Phi-3-small-128k-instruct ONNX
This repository hosts the optimized versions of microsoft/Phi-3-small-128k-instruct to accelerate inference with DirectML and ONNX Runtime. The Phi-3-Small-128K-Instruct is a state-of-the-art, lightweight open model developed by Microsoft, featuring 7B parameters.
Key Features:
- Parameter Count: 7B
- Tokenizer: Utilizes the tiktoken tokenizer for improved multilingual tokenization, with a vocabulary size of 100,352 tokens.
- Context Length: Default context length of 128k tokens.
Attention Mechanism:
- Implements grouped-query attention to minimize KV cache footprint, with 4 queries sharing 1 key.
- Uses alternative layers of dense attention and a novel blocksparse attention to further optimize on KV cache savings while maintaining long context retrieval performance.
- Multilingual Capability: Includes an additional 10% of multilingual data to enhance its performance across different languages.
ONNX Models
Here are some of the optimized configurations we have added:
- ONNX model for int4 DirectML: ONNX model for AMD, Intel, and NVIDIA GPUs on Windows, quantized to int4 using AWQ.
- ONNX model for int4 CPU and Mobile: ONNX model for CPU and mobile using int4 quantization via RTN. There are two versions uploaded to balance latency vs. accuracy.

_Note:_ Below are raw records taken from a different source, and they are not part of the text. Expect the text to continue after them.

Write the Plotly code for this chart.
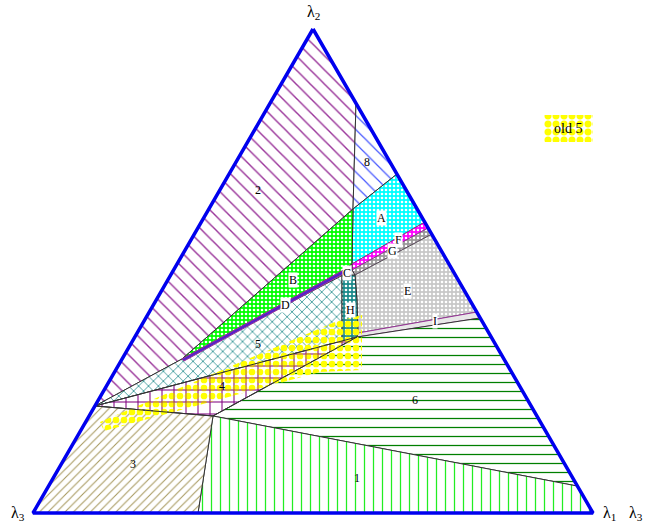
import plotly.graph_objects as go

# ---- key vertices (x, y in picture units, y grows downward) ----
APEX = (313, 29)          # lambda2
CORNER_L = (33, 513)      # lambda3
CORNER_R = (593, 513)     # lambda1
P_LEFT = (95, 406)
TIP = (182, 359)
Q = (213, 416)
R = (357, 337)
V_TOP = (356, 103)
V_A = (353, 209)
V_F = (352, 264)
A_R = (397, 174)
F_R = (425, 222)
FG_L = (352, 270)
FG_R = (428, 228)
GE_L = (355, 275)
GE_R = (432, 234)
C_L = (342, 271)
H_TL = (342, 275)
H_BL = (342, 341)
E_BL = (358, 333)
E_R = (477, 312)
I_R = (480, 318)
S16_R = (577, 486)
B13 = (198, 513)

# ---- regions (lists of vertices) ----
REG_2 = [APEX, V_TOP, V_A, TIP, P_LEFT]
REG_8 = [V_TOP, A_R, V_A]
REG_A = [V_A, A_R, F_R, V_F]
REG_B = [V_A, TIP, C_L, V_F]
REG_D = [TIP, C_L, (343, 274), (184, 361)]
REG_F = [V_F, F_R, FG_R, FG_L]
REG_G = [FG_L, FG_R, GE_R, GE_L]
REG_C = [C_L, V_F, FG_L, GE_L, H_TL]
REG_E = [GE_L, GE_R, E_R, E_BL, (357, 300)]
REG_I = [E_BL, E_R, I_R, R]
REG_H = [H_TL, GE_L, (357, 300), E_BL, R, H_BL]
REG_5 = [P_LEFT, TIP, (343, 275), H_TL, H_BL]
REG_4 = [P_LEFT, R, Q]
REG_6 = [Q, R, I_R, S16_R]
REG_1 = [Q, S16_R, CORNER_R, B13]
REG_3 = [P_LEFT, Q, B13, CORNER_L]
REG_OLD5 = [(100, 422), (335, 322), (362, 315), (362, 370), (320, 372), (104, 431)]
LEGEND_OLD5 = [(544, 115), (593, 115), (593, 142), (544, 142)]

# ---- labels ----
LABEL_TEXT = ["2", "8", "A", "F", "G", "B", "C", "D", "E", "H", "I", "5", "4", "6", "1", "3"]
LABEL_X = [258, 367, 381, 398, 392, 293, 347, 285, 407, 350, 435, 258, 222, 415, 357, 133]
LABEL_Y = [190, 162, 218, 240, 251, 280, 273, 305, 291, 310, 321, 344, 386, 400, 478, 464]
LABEL_BOX = [False, False, True, True, True, True, True, True, True, True, True, False, False, False, False, False]

VERTEX_TEXT = ["λ<sub>2</sub>", "λ<sub>3</sub>", "λ<sub>1</sub>", "λ<sub>3</sub>"]
VERTEX_X = [313, 18, 609, 636]
VERTEX_Y = [12, 513, 513, 513]

fig = go.Figure()


def poly(pts, shape, fg, bg="white", size=10, solidity=0.12, line="black", lw=1, opacity=1.0):
    xs = [p[0] for p in pts] + [pts[0][0]]
    ys = [p[1] for p in pts] + [pts[0][1]]
    fp = dict(shape=shape, fgcolor=fg, bgcolor=bg, size=size, solidity=solidity, fillmode="replace")
    fig.add_trace(go.Scatter(
        x=xs, y=ys, mode="lines", fill="toself",
        fillcolor=bg,
        fillpattern=fp if shape else None,
        line=dict(color=line, width=lw),
        opacity=opacity, hoverinfo="skip", showlegend=False))


poly(REG_2, "\\", "#993399", size=10, solidity=0.14, line="#333333")
poly(REG_8, "\\", "#4455ff", size=10, solidity=0.12, line="#333333")
poly(REG_A, ".", "white", bg="#00ffff", size=4, solidity=0.35, line="#333333")
poly(REG_B, ".", "white", bg="#00ff00", size=4, solidity=0.35, line="#333333")
poly(REG_F, ".", "white", bg="#ff00ff", size=4, solidity=0.3, line="#993399")
poly(REG_G, ".", "white", bg="#999999", size=4, solidity=0.3, line="#993399")
poly(REG_E, ".", "white", bg="#c8c8c8", size=4, solidity=0.35, line="#555555")
poly(REG_I, "", "#ffffff", bg="#e8e8e8", line="#993399")
poly(REG_5, "x", "#2a9090", size=7, solidity=0.22, line="#333333")
poly(REG_H, ".", "white", bg="#1a8a8a", size=4, solidity=0.35, line="#333333")
poly(REG_C, "", "#ffffff", bg="#dddddd", line="#333333")
poly(REG_D, "", "#ffffff", bg="#5522cc", line="#993399", lw=1)
poly(REG_4, "+", "#800080", size=12, solidity=0.1, line="#333333")
poly(REG_6, "-", "#008000", size=9, solidity=0.14, line="#333333")
poly(REG_1, "|", "#22ee22", size=9, solidity=0.14, line="#333333")
poly(REG_3, "/", "#a89a60", size=6, solidity=0.18, line="#333333")
poly(REG_OLD5, ".", "#ffff00", bg="rgba(0,0,0,0)", size=8, solidity=0.55, line="rgba(0,0,0,0)", lw=0)
# re-draw region 4 grid lines over the dots
poly(REG_4, "+", "#800080", bg="rgba(0,0,0,0)", size=12, solidity=0.1, line="#333333")
poly(LEGEND_OLD5, ".", "#ffff00", bg="white", size=8, solidity=0.6, line="rgba(0,0,0,0)", lw=0)

# triangle outline
tri = [APEX, CORNER_R, CORNER_L, APEX]
fig.add_trace(go.Scatter(x=[p[0] for p in tri], y=[p[1] for p in tri], mode="lines",
                         line=dict(color="#0000ee", width=3.5), hoverinfo="skip", showlegend=False))

for t, x, y, box in zip(LABEL_TEXT, LABEL_X, LABEL_Y, LABEL_BOX):
    fig.add_annotation(x=x, y=y, text=t, showarrow=False,
                       font=dict(family="Liberation Serif", size=12, color="black"),
                       bgcolor="white" if box else None, borderpad=0)

for t, x, y in zip(VERTEX_TEXT, VERTEX_X, VERTEX_Y):
    fig.add_annotation(x=x, y=y, text=t, showarrow=False,
                       font=dict(family="Liberation Serif", size=16, color="black"))

fig.add_annotation(x=568, y=128, text="old 5", showarrow=False,
                   font=dict(family="Liberation Serif", size=14, color="black"))

fig.update_xaxes(range=[0, 646], visible=False, fixedrange=True)
fig.update_yaxes(range=[524, 0], visible=False, fixedrange=True)
fig.update_layout(width=646, height=524, margin=dict(l=0, r=0, t=0, b=0),
                  plot_bgcolor="white", paper_bgcolor="white")

fig.write_html("out.html", config={"displayModeBar": False},
               post_script="document.body.style.margin='0';document.body.style.overflow='hidden';")
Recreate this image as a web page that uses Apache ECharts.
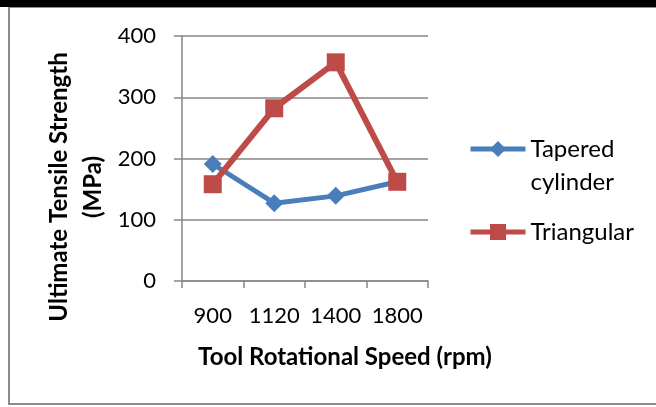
<!DOCTYPE html>
<html>
<head>
<meta charset="utf-8">
<script src="https://cdn.jsdelivr.net/npm/echarts@6/dist/echarts.min.js"></script>
<style>
html,body{margin:0;padding:0;background:#fff;}
#chart{width:656px;height:407px;}
</style>
</head>
<body>
<div id="chart"></div>
<script>
const categories = ['900', '1120', '1400', '1800'];
const taperedCylinder = [191, 127, 139, 162];
const triangular = [158, 282, 357, 162];
const yTicks = [0, 100, 200, 300, 400];
const seriesNames = ['Tapered cylinder', 'Triangular'];
const xTitle = 'Tool Rotational Speed (rpm)';
const yTitle = 'Ultimate Tensile Strength\n(MPa)';

const FONT = 'Lato';
const GRAY = '#868686';
const chart = echarts.init(document.getElementById('chart'), null, {renderer: 'canvas'});

chart.setOption({
  backgroundColor: '#ffffff',
  animation: false,
  textStyle: {fontFamily: FONT},
  grid: {left: 182, right: 228, top: 36, bottom: 126, containLabel: false},
  graphic: [
    {type: 'rect', z: 0, shape: {x: 9, y: 7, width: 700, height: 397},
     style: {fill: 'none', stroke: '#8c8c8c', lineWidth: 2}},
    {type: 'rect', z: 1, shape: {x: 0, y: 0, width: 656, height: 7},
     style: {fill: '#000000'}},
    {type: 'text', x: 76, y: 187, rotation: Math.PI / 2,
     style: {text: yTitle, fontFamily: FONT, fontWeight: 'bold', fontSize: 24,
             lineHeight: 34, fill: '#000', align: 'center', verticalAlign: 'middle'}},
    {type: 'text', x: 345, y: 357,
     style: {text: xTitle, fontFamily: FONT, fontWeight: 'bold', fontSize: 24,
             fill: '#000', align: 'center', verticalAlign: 'middle'}}
  ],
  legend: {
    orient: 'vertical',
    left: 468,
    top: 99.5,
    padding: 0,
    itemWidth: 55,
    itemHeight: 20,
    itemGap: 17,
    lineStyle: {width: 5},
    textStyle: {fontFamily: FONT, fontSize: 24, lineHeight: 33, color: '#000'},
    formatter: function (n) { return n === 'Tapered cylinder' ? '\nTapered\ncylinder' : n; },
    data: [seriesNames[0], seriesNames[1]]
  },
  xAxis: {
    type: 'category',
    data: categories,
    boundaryGap: true,
    axisLine: {show: true, lineStyle: {color: GRAY, width: 1.5}},
    axisTick: {show: true, length: 7, alignWithLabel: false, lineStyle: {color: GRAY, width: 1.5}},
    axisLabel: {color: '#000', fontFamily: FONT, fontSize: 22, margin: 24, interval: 0},
    splitLine: {show: false}
  },
  yAxis: {
    type: 'value',
    min: 0, max: 400, interval: 100,
    axisLine: {show: true, lineStyle: {color: GRAY, width: 1.5}},
    axisTick: {show: true, length: 8, lineStyle: {color: GRAY, width: 1.5}},
    axisLabel: {color: '#000', fontFamily: FONT, fontSize: 22, margin: 26,
                formatter: function (v) { return yTicks.indexOf(v) >= 0 ? String(v) : ''; }},
    splitLine: {show: true, lineStyle: {color: GRAY, width: 1.5}}
  },
  series: [
    {
      name: seriesNames[0], type: 'line', data: taperedCylinder,
      symbol: 'diamond', symbolSize: 18,
      itemStyle: {color: '#4A7EBB'},
      lineStyle: {color: '#4A7EBB', width: 5},
      z: 3
    },
    {
      name: seriesNames[1], type: 'line', data: triangular,
      symbol: 'rect', symbolSize: 18,
      itemStyle: {color: '#BE4B48'},
      lineStyle: {color: '#BE4B48', width: 6},
      z: 4
    }
  ]
});
</script>
</body>
</html>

Acc=1 is targeted at improved accuracy, while Acc=4 is for improved performance. For mobile devices, we recommend using the model with acc-level-4.
Usage
Installation and Setup
To use the Phi-3-small-128k-instruct ONNX model on Windows with DirectML, follow these steps:
- Create and activate a Conda environment:
conda create -n onnx python=3.10
conda activate onnx
- Install Git LFS:
winget install -e --id GitHub.GitLFS
- Install Hugging Face CLI:
pip install huggingface-hub[cli]
- Download the model:
huggingface-cli download EmbeddedLLM/Phi-3-small-128k-instruct-onnx --include="onnx/directml/*" --local-dir .\Phi-3-small-128k-instruct
- Install necessary Python packages:
pip install numpy==1.26.4
pip install onnxruntime-directml
pip install --pre onnxruntime-genai-directml
- Install Visual Studio 2015 runtime:
conda install conda-forge::vs2015_runtime
- Download the example script:
Invoke-WebRequest -Uri "https://raw.githubusercontent.com/microsoft/onnxruntime-genai/main/examples/python/phi3-qa.py" -OutFile "phi3-qa.py"
- Run the example script:
python phi3-qa.py -m .\Phi-3-small-128k-instruct
Hardware Requirements
Minimum Configuration:
- Windows: DirectX 12-capable GPU (AMD/Nvidia/Intel)
- CPU: x86_64 / ARM64
Tested Configurations:
- GPU: AMD Ryzen 8000 Series iGPU (DirectML)
- CPU: AMD Ryzen CPU
Hardware Supported
The model has been tested on:
- GPU SKU: RTX 4090 (DirectML)
Minimum Configuration Required:
- Windows: DirectX 12-capable GPU and a minimum of 10GB of combined RAM
Model Description
- Developed by: Microsoft
- Model type: ONNX
- Language(s) (NLP): Python, C, C++
- License: MIT
- Model Description: This is a conversion of the Phi-3 Small 128K Instruct model for ONNX Runtime inference.
Additional Details
- Phi-3 Small, Medium, and Vision Blog
- Phi-3 Model Blog Link
- Phi-3 Model Card
- Phi-3 Technical Report
- Phi-3 on Azure AI Studio
License
The model is licensed under the MIT license.
Trademarks
This project may contain trademarks or logos for projects, products, or services. Authorized use of Microsoft trademarks or logos is subject to and must follow Microsoft’s Trademark & Brand Guidelines. Use of Microsoft trademarks or logos in modified versions of this project must not cause confusion or imply Microsoft sponsorship. Any use of third-party trademarks or logos are subject to those third-party’s policies.